§ Task instructions: Copy all of the material word for word, except for the pictures.

§ Data section:
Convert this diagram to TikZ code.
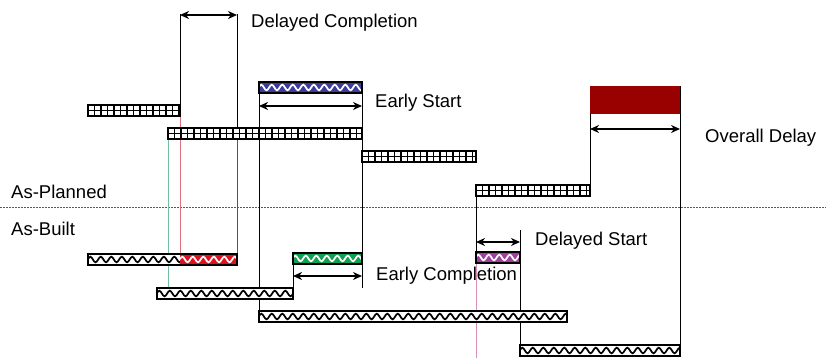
\documentclass[tikz,border=0pt]{standalone}
\usepackage{fontspec}
\setmainfont{Liberation Sans}
\usetikzlibrary{arrows.meta,decorations.pathmorphing}
\definecolor{odred}{HTML}{990000}
\definecolor{barblue}{HTML}{3C3C9C}
\definecolor{barred}{HTML}{E0101E}
\definecolor{bargreen}{HTML}{10A050}
\definecolor{barpurple}{HTML}{A040A0}
\definecolor{lred}{HTML}{E07080}
\definecolor{dred}{HTML}{B03040}
\definecolor{lgreen}{HTML}{70C0A0}
\definecolor{lpink}{HTML}{D890B8}
\tikzset{
 lbl/.style={anchor=base west, inner sep=0pt, font=\fontsize{18.5}{20}\selectfont},
 dimarrow/.style={{Stealth[length=9pt,width=8pt]}-{Stealth[length=9pt,width=8pt]}, line width=1.6pt},
 vline/.style={line width=0.9pt},
}
\newcommand\gridbar[3]{%
 \begin{scope}
 \fill[white] (#1,#3) rectangle (#2,#3+11);
 \begin{scope}
 \clip (#1,#3) rectangle (#2,#3+11);
 \draw[line width=1.1pt] (#1,#3+5.5) -- (#2,#3+5.5);
 \foreach \k in {0,...,40} \draw[line width=1.1pt] ({#1+6.5*\k},#3) -- ++(0,11);
 \end{scope}
 \draw[line width=1.2pt] (#1,#3) rectangle (#2,#3+11);
 \end{scope}}
\newcommand\wavefill[5]{%
 \begin{scope}
 \fill[#4] (#1,#3) rectangle (#2,#3+11);
 \clip (#1,#3) rectangle (#2,#3+11);
 \draw[#5, line width=1.7pt, decorate, decoration={snake, segment length=10.5pt, amplitude=2.8pt}] (#1-1,#3+5.5) -- (#2+14,#3+5.5);
 \end{scope}}
\newcommand\barframe[3]{\draw[line width=1.2pt] (#1,#3) rectangle (#2,#3+11);}
\begin{document}
\begin{tikzpicture}[x=1pt,y=-1pt]
\useasboundingbox (0,0) rectangle (826,358);
% dashed separator
\draw[gray!70!black, dashed, dash pattern=on 2pt off 1pt, line width=0.7pt] (0,207) -- (826,207);
\node[lbl] (asplanned) at (11,198) {As-Planned};
\node[lbl] (asbuilt) at (11,235) {As-Built};

% vertical reference lines
\draw[vline] (180,14) -- (180,105);
\draw[vline, lred] (180,116) -- (180,254);
\draw[vline] (237,14) -- (237,128);
\draw[vline, dred] (237,139) -- (237,254);
\draw[vline, lgreen] (168,139) -- (168,288);
\draw[vline] (259,82) -- (259,311);
\draw[vline] (362,82) -- (362,288);
\draw[vline] (293,264) -- (293,288);
\draw[vline] (476,185) -- (476,252);
\draw[vline, lpink] (476,263) -- (476,358);
\draw[vline] (520,230) -- (520,345);
\draw[vline] (590,114) -- (590,185);
\draw[vline] (680,86) -- (680,345);

% as-planned bars
\gridbar{88}{180}{105}
\gridbar{168}{362}{128}
\gridbar{362}{476}{151}
\gridbar{476}{590}{185}
\fill[odred] (590,86) rectangle (680,114);
\wavefill{259}{362}{82}{barblue}{white}
\barframe{259}{362}{82}

% as-built bars
\wavefill{88}{180}{254}{white}{black}
\wavefill{180}{237}{254}{barred}{white}
\barframe{88}{237}{254}
\wavefill{157}{293}{288}{white}{black}
\barframe{157}{293}{288}
\wavefill{293}{362}{253}{bargreen}{white}
\barframe{293}{362}{253}
\wavefill{259}{567}{311}{white}{black}
\barframe{259}{567}{311}
\wavefill{476}{520}{252}{barpurple}{white}
\barframe{476}{520}{252}
\wavefill{520}{680}{345}{white}{black}
\barframe{520}{680}{345}

% dimension arrows
\coordinate (dc1) at (180,15); \coordinate (dc2) at (237,15);
\draw[dimarrow] (dc1) -- (dc2);
\coordinate (es1) at (259,106); \coordinate (es2) at (362,106);
\draw[dimarrow] (es1) -- (es2);
\coordinate (od1) at (590,129); \coordinate (od2) at (680,129);
\draw[dimarrow] (od1) -- (od2);
\coordinate (ec1) at (293,276); \coordinate (ec2) at (362,276);
\draw[dimarrow] (ec1) -- (ec2);
\coordinate (ds1) at (476,242); \coordinate (ds2) at (520,242);
\draw[dimarrow] (ds1) -- (ds2);

% labels
\node[lbl] (ldc) at (251,28) {Delayed Completion};
\node[lbl] (les) at (375,108) {Early Start};
\node[lbl] (lod) at (705,143) {Overall Delay};
\node[lbl] (lec) at (376,280) {Early Completion};
\node[lbl] (lds) at (535,245) {Delayed Start};
\end{tikzpicture}
\end{document}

§ Finished answer:
Convert this diagram to TikZ code.
\documentclass[tikz,border=0pt]{standalone}
\usepackage{fontspec}
\setmainfont{Liberation Sans}
\usetikzlibrary{arrows.meta,decorations.pathmorphing}
\definecolor{odred}{HTML}{990000}
\definecolor{barblue}{HTML}{3C3C9C}
\definecolor{barred}{HTML}{E0101E}
\definecolor{bargreen}{HTML}{10A050}
\definecolor{barpurple}{HTML}{A040A0}
\definecolor{lred}{HTML}{E07080}
\definecolor{dred}{HTML}{B03040}
\definecolor{lgreen}{HTML}{70C0A0}
\definecolor{lpink}{HTML}{D890B8}
\tikzset{
 lbl/.style={anchor=base west, inner sep=0pt, font=\fontsize{18.5}{20}\selectfont},
 dimarrow/.style={{Stealth[length=9pt,width=8pt]}-{Stealth[length=9pt,width=8pt]}, line width=1.6pt},
 vline/.style={line width=0.9pt},
}
\newcommand\gridbar[3]{%
 \begin{scope}
 \fill[white] (#1,#3) rectangle (#2,#3+11);
 \begin{scope}
 \clip (#1,#3) rectangle (#2,#3+11);
 \draw[line width=1.1pt] (#1,#3+5.5) -- (#2,#3+5.5);
 \foreach \k in {0,...,40} \draw[line width=1.1pt] ({#1+6.5*\k},#3) -- ++(0,11);
 \end{scope}
 \draw[line width=1.2pt] (#1,#3) rectangle (#2,#3+11);
 \end{scope}}
\newcommand\wavefill[5]{%
 \begin{scope}
 \fill[#4] (#1,#3) rectangle (#2,#3+11);
 \clip (#1,#3) rectangle (#2,#3+11);
 \draw[#5, line width=1.7pt, decorate, decoration={snake, segment length=10.5pt, amplitude=2.8pt}] (#1-1,#3+5.5) -- (#2+14,#3+5.5);
 \end{scope}}
\newcommand\barframe[3]{\draw[line width=1.2pt] (#1,#3) rectangle (#2,#3+11);}
\begin{document}
\begin{tikzpicture}[x=1pt,y=-1pt]
\useasboundingbox (0,0) rectangle (826,358);
% dashed separator
\draw[gray!70!black, dashed, dash pattern=on 2pt off 1pt, line width=0.7pt] (0,207) -- (826,207);
\node[lbl] (asplanned) at (11,198) {As-Planned};
\node[lbl] (asbuilt) at (11,235) {As-Built};

% vertical reference lines
\draw[vline] (180,14) -- (180,105);
\draw[vline, lred] (180,116) -- (180,254);
\draw[vline] (237,14) -- (237,128);
\draw[vline, dred] (237,139) -- (237,254);
\draw[vline, lgreen] (168,139) -- (168,288);
\draw[vline] (259,82) -- (259,311);
\draw[vline] (362,82) -- (362,288);
\draw[vline] (293,264) -- (293,288);
\draw[vline] (476,185) -- (476,252);
\draw[vline, lpink] (476,263) -- (476,358);
\draw[vline] (520,230) -- (520,345);
\draw[vline] (590,114) -- (590,185);
\draw[vline] (680,86) -- (680,345);

% as-planned bars
\gridbar{88}{180}{105}
\gridbar{168}{362}{128}
\gridbar{362}{476}{151}
\gridbar{476}{590}{185}
\fill[odred] (590,86) rectangle (680,114);
\wavefill{259}{362}{82}{barblue}{white}
\barframe{259}{362}{82}

% as-built bars
\wavefill{88}{180}{254}{white}{black}
\wavefill{180}{237}{254}{barred}{white}
\barframe{88}{237}{254}
\wavefill{157}{293}{288}{white}{black}
\barframe{157}{293}{288}
\wavefill{293}{362}{253}{bargreen}{white}
\barframe{293}{362}{253}
\wavefill{259}{567}{311}{white}{black}
\barframe{259}{567}{311}
\wavefill{476}{520}{252}{barpurple}{white}
\barframe{476}{520}{252}
\wavefill{520}{680}{345}{white}{black}
\barframe{520}{680}{345}

% dimension arrows
\coordinate (dc1) at (180,15); \coordinate (dc2) at (237,15);
\draw[dimarrow] (dc1) -- (dc2);
\coordinate (es1) at (259,106); \coordinate (es2) at (362,106);
\draw[dimarrow] (es1) -- (es2);
\coordinate (od1) at (590,129); \coordinate (od2) at (680,129);
\draw[dimarrow] (od1) -- (od2);
\coordinate (ec1) at (293,276); \coordinate (ec2) at (362,276);
\draw[dimarrow] (ec1) -- (ec2);
\coordinate (ds1) at (476,242); \coordinate (ds2) at (520,242);
\draw[dimarrow] (ds1) -- (ds2);

% labels
\node[lbl] (ldc) at (251,28) {Delayed Completion};
\node[lbl] (les) at (375,108) {Early Start};
\node[lbl] (lod) at (705,143) {Overall Delay};
\node[lbl] (lec) at (376,280) {Early Completion};
\node[lbl] (lds) at (535,245) {Delayed Start};
\end{tikzpicture}
\end{document}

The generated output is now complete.